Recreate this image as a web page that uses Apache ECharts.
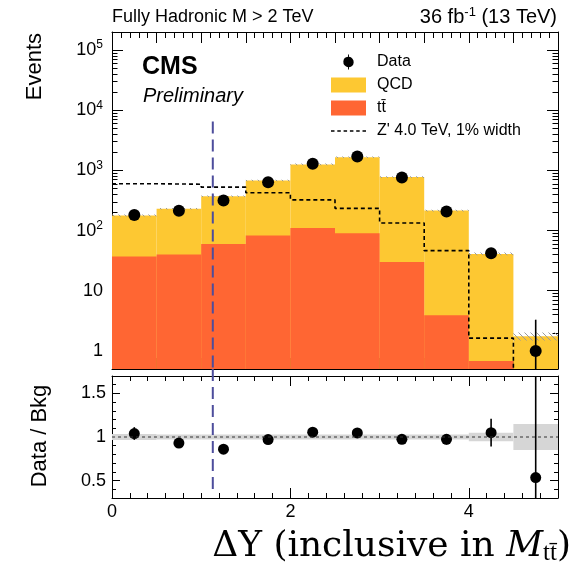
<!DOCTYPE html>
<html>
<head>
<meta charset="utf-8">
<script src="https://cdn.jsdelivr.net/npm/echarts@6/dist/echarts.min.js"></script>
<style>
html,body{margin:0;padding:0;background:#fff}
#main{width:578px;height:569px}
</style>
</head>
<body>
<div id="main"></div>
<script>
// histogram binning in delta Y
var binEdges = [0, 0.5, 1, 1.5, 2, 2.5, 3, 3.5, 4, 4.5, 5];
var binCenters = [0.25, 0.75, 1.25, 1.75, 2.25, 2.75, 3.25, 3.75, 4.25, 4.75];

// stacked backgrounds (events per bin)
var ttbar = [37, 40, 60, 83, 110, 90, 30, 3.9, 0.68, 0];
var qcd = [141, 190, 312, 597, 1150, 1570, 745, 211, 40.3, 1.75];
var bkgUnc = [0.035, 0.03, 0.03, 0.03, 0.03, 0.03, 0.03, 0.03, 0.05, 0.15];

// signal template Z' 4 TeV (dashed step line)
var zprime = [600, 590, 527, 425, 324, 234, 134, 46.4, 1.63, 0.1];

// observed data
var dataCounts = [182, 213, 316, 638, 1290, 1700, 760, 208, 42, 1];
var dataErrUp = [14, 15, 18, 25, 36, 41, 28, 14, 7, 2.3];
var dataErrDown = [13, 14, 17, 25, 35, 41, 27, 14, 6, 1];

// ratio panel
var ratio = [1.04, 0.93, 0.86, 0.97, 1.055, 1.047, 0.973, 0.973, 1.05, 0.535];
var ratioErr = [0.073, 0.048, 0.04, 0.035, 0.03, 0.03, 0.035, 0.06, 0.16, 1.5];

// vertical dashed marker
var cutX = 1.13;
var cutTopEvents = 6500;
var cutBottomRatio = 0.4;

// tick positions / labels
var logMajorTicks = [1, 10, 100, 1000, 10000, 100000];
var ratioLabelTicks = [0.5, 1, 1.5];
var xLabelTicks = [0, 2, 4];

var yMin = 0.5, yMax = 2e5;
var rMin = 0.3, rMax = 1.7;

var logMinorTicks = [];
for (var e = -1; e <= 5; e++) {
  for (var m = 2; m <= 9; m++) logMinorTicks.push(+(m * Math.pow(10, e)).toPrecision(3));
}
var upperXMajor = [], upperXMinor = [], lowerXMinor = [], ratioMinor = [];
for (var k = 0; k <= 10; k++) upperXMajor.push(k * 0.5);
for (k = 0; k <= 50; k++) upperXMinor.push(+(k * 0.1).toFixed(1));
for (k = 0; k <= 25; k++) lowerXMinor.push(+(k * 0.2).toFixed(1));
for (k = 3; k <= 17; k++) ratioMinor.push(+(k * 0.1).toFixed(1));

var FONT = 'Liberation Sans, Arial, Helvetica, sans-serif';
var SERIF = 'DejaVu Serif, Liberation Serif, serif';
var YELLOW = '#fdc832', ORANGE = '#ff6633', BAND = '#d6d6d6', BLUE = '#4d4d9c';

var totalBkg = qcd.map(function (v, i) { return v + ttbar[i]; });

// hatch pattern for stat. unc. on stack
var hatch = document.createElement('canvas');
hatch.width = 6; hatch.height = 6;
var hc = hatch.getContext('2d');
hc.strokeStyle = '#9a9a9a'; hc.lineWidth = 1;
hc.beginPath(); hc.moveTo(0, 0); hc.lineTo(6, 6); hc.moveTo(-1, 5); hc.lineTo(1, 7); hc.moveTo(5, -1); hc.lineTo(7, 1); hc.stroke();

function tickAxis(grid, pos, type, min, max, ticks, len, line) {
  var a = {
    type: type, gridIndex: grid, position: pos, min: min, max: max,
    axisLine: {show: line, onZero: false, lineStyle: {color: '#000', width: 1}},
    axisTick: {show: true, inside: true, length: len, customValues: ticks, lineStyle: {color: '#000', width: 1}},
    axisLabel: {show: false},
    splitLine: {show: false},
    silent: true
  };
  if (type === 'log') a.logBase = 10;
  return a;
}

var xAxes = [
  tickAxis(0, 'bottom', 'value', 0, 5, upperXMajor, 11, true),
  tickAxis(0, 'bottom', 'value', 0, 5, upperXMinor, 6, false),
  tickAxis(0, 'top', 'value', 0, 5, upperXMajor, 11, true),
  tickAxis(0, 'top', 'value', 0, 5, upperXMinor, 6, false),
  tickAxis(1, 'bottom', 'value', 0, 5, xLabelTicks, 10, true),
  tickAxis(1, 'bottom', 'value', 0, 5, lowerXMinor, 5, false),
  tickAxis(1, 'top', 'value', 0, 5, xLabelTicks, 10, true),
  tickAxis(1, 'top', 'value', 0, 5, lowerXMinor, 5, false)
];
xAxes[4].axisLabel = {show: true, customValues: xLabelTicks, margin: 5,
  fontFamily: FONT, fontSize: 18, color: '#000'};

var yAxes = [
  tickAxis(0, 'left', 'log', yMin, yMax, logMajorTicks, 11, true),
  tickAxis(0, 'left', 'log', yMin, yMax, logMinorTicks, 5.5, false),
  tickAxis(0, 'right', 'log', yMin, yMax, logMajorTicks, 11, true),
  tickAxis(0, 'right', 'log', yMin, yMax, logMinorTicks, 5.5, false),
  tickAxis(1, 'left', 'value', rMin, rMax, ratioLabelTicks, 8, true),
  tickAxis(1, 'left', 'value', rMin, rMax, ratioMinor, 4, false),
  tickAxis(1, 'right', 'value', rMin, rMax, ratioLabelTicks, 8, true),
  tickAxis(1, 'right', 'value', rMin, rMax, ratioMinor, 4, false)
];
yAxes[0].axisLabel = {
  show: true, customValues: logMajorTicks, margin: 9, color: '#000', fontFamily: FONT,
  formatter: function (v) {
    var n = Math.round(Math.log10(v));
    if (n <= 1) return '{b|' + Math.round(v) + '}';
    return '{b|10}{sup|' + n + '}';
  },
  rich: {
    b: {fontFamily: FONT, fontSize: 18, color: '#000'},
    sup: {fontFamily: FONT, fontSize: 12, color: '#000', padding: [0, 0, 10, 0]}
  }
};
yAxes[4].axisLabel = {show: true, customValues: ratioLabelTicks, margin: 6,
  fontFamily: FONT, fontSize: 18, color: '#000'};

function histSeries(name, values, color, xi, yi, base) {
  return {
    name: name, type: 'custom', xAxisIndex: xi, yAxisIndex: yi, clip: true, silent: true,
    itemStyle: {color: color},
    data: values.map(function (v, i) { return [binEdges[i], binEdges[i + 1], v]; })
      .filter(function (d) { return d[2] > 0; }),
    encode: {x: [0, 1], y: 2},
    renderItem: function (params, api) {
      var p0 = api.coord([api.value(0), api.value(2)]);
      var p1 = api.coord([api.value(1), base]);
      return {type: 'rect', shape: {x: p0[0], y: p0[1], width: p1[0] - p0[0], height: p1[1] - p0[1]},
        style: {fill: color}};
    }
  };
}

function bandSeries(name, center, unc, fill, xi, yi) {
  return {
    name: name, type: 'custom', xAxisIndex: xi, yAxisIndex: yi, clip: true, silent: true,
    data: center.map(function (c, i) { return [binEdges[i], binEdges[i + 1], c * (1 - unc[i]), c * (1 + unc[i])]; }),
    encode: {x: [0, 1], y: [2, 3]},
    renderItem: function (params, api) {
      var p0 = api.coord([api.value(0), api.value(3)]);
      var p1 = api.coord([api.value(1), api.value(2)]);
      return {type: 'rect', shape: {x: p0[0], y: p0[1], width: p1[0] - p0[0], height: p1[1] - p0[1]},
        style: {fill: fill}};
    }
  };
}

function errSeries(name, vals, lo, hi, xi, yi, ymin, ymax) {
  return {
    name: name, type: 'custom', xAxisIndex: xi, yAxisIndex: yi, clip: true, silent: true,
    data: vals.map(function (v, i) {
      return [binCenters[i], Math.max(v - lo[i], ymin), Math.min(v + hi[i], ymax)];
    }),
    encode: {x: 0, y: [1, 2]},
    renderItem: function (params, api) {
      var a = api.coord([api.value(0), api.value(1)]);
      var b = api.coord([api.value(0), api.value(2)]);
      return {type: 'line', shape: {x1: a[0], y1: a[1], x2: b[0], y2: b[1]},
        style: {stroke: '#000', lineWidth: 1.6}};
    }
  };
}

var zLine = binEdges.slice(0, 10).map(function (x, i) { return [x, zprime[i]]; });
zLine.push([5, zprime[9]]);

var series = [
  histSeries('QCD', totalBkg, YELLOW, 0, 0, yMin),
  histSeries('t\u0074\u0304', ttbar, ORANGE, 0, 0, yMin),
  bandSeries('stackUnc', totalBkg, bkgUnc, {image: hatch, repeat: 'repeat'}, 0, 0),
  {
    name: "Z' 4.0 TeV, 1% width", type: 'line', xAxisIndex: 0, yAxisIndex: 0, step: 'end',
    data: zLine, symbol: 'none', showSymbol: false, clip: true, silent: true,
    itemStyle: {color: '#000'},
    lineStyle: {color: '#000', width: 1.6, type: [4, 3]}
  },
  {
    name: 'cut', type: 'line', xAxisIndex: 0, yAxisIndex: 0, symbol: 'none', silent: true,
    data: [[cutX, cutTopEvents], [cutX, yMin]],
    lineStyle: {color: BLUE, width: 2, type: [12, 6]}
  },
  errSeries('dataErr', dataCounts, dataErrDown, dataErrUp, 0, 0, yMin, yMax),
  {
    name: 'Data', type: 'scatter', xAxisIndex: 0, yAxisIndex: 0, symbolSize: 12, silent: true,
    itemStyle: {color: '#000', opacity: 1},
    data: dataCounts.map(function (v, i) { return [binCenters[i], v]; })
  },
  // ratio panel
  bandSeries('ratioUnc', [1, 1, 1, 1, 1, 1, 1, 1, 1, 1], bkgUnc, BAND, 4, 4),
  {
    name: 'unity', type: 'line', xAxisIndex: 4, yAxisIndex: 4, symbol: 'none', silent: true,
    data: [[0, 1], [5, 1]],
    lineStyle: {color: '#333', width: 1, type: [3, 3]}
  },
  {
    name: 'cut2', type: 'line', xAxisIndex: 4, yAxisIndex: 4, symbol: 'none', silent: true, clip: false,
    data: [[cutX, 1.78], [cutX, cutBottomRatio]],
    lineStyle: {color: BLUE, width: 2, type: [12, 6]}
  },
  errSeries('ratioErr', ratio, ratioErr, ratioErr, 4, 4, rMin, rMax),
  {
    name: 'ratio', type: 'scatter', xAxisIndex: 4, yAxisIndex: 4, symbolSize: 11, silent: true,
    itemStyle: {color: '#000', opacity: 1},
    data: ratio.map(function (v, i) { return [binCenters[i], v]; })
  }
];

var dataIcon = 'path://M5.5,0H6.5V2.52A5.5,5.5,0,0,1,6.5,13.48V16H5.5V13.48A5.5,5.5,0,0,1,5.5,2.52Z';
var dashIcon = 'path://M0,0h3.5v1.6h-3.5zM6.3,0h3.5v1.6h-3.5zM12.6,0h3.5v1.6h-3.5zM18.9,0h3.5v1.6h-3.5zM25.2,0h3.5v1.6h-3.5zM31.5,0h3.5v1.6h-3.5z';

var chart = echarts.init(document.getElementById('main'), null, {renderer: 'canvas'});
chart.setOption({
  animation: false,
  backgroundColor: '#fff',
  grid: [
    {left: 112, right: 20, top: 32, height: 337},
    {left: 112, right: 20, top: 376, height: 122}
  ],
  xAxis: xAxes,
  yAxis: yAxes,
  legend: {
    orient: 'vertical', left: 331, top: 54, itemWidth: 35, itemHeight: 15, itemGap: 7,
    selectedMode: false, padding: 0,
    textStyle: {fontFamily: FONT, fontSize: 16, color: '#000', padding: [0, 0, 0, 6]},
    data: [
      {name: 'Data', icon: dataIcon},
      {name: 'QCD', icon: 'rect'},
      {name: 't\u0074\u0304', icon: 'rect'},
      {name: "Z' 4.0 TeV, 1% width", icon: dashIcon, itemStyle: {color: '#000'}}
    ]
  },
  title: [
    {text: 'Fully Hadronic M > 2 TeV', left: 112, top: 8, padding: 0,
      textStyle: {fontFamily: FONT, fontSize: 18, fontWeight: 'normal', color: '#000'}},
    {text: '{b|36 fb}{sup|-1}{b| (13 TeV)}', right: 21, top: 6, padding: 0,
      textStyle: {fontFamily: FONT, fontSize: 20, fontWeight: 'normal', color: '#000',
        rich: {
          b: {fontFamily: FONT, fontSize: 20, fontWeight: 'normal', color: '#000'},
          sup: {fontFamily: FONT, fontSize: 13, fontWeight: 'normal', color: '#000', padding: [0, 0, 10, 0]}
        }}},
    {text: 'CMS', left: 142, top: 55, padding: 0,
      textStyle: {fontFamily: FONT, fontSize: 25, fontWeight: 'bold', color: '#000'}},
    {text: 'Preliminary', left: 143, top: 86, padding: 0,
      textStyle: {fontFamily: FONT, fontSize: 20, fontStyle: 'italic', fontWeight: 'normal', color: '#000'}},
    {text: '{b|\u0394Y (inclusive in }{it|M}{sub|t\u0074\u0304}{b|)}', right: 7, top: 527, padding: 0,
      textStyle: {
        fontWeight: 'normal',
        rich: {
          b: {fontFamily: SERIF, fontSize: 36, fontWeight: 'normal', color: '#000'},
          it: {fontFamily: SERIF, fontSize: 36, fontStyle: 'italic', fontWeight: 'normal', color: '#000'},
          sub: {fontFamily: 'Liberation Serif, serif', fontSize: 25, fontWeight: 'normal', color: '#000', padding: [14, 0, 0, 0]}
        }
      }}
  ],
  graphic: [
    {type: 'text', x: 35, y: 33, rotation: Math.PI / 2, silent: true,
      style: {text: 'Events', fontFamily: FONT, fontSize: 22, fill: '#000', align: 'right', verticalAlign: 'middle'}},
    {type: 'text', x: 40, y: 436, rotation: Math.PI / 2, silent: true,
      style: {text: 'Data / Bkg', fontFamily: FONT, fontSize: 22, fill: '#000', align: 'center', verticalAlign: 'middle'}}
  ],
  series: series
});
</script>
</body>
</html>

□ □ □ □ □

Problem statement: Only the number is wanted: how many lines above include the word "image"?

Answer to the exercise: 2